§ **Goal**:
Each line below should be retyped exactly, with no pictures.

────────

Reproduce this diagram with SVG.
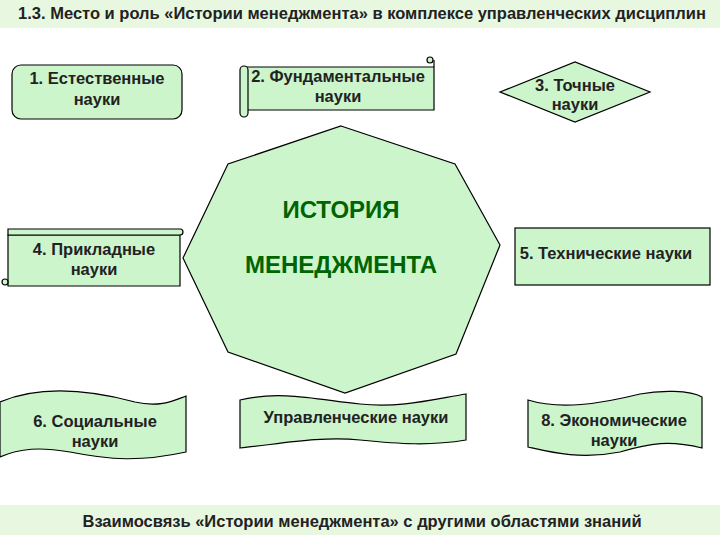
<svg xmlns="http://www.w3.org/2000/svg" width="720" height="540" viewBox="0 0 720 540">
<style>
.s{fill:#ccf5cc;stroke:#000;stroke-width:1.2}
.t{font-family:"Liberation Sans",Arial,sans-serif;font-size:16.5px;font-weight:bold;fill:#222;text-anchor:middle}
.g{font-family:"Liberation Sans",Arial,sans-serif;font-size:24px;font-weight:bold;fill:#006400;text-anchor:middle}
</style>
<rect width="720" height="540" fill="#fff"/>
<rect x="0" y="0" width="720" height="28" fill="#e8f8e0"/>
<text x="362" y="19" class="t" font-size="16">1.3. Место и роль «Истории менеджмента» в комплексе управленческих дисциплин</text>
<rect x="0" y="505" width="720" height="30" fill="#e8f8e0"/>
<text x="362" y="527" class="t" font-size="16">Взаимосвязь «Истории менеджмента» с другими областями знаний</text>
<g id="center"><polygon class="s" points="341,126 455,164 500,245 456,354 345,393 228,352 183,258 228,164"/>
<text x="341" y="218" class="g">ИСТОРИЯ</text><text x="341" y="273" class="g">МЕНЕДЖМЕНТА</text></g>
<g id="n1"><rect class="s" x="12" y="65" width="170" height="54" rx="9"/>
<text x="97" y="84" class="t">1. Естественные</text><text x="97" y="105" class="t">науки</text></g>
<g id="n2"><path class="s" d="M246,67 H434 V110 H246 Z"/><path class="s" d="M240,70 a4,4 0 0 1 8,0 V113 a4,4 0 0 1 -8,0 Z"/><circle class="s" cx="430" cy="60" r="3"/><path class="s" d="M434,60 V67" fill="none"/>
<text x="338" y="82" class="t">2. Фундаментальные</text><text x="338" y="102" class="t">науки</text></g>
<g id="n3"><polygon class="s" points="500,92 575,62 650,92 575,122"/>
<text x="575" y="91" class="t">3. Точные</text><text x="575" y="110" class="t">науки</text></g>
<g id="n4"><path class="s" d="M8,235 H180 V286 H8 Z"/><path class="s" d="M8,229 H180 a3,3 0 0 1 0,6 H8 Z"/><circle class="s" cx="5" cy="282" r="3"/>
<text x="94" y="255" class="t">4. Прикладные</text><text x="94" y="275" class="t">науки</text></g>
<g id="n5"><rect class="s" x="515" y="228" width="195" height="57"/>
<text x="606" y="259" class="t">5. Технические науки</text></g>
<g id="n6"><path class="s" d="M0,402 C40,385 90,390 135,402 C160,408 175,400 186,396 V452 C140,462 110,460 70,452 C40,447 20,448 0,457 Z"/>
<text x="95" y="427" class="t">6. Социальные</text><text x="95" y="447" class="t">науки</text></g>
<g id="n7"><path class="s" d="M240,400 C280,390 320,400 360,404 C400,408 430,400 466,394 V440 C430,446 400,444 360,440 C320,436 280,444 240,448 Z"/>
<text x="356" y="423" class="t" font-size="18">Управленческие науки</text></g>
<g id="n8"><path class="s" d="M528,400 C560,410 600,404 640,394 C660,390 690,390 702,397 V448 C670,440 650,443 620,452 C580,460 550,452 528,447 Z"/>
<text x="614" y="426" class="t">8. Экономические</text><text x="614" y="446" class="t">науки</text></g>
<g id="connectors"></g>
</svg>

────────

§ **Solution**:
Reproduce this diagram with SVG.
<svg xmlns="http://www.w3.org/2000/svg" width="720" height="540" viewBox="0 0 720 540">
<style>
.s{fill:#ccf5cc;stroke:#000;stroke-width:1.2}
.t{font-family:"Liberation Sans",Arial,sans-serif;font-size:16.5px;font-weight:bold;fill:#222;text-anchor:middle}
.g{font-family:"Liberation Sans",Arial,sans-serif;font-size:24px;font-weight:bold;fill:#006400;text-anchor:middle}
</style>
<rect width="720" height="540" fill="#fff"/>
<rect x="0" y="0" width="720" height="28" fill="#e8f8e0"/>
<text x="362" y="19" class="t" font-size="16">1.3. Место и роль «Истории менеджмента» в комплексе управленческих дисциплин</text>
<rect x="0" y="505" width="720" height="30" fill="#e8f8e0"/>
<text x="362" y="527" class="t" font-size="16">Взаимосвязь «Истории менеджмента» с другими областями знаний</text>
<g id="center"><polygon class="s" points="341,126 455,164 500,245 456,354 345,393 228,352 183,258 228,164"/>
<text x="341" y="218" class="g">ИСТОРИЯ</text><text x="341" y="273" class="g">МЕНЕДЖМЕНТА</text></g>
<g id="n1"><rect class="s" x="12" y="65" width="170" height="54" rx="9"/>
<text x="97" y="84" class="t">1. Естественные</text><text x="97" y="105" class="t">науки</text></g>
<g id="n2"><path class="s" d="M246,67 H434 V110 H246 Z"/><path class="s" d="M240,70 a4,4 0 0 1 8,0 V113 a4,4 0 0 1 -8,0 Z"/><circle class="s" cx="430" cy="60" r="3"/><path class="s" d="M434,60 V67" fill="none"/>
<text x="338" y="82" class="t">2. Фундаментальные</text><text x="338" y="102" class="t">науки</text></g>
<g id="n3"><polygon class="s" points="500,92 575,62 650,92 575,122"/>
<text x="575" y="91" class="t">3. Точные</text><text x="575" y="110" class="t">науки</text></g>
<g id="n4"><path class="s" d="M8,235 H180 V286 H8 Z"/><path class="s" d="M8,229 H180 a3,3 0 0 1 0,6 H8 Z"/><circle class="s" cx="5" cy="282" r="3"/>
<text x="94" y="255" class="t">4. Прикладные</text><text x="94" y="275" class="t">науки</text></g>
<g id="n5"><rect class="s" x="515" y="228" width="195" height="57"/>
<text x="606" y="259" class="t">5. Технические науки</text></g>
<g id="n6"><path class="s" d="M0,402 C40,385 90,390 135,402 C160,408 175,400 186,396 V452 C140,462 110,460 70,452 C40,447 20,448 0,457 Z"/>
<text x="95" y="427" class="t">6. Социальные</text><text x="95" y="447" class="t">науки</text></g>
<g id="n7"><path class="s" d="M240,400 C280,390 320,400 360,404 C400,408 430,400 466,394 V440 C430,446 400,444 360,440 C320,436 280,444 240,448 Z"/>
<text x="356" y="423" class="t" font-size="18">Управленческие науки</text></g>
<g id="n8"><path class="s" d="M528,400 C560,410 600,404 640,394 C660,390 690,390 702,397 V448 C670,440 650,443 620,452 C580,460 550,452 528,447 Z"/>
<text x="614" y="426" class="t">8. Экономические</text><text x="614" y="446" class="t">науки</text></g>
<g id="connectors"></g>
</svg>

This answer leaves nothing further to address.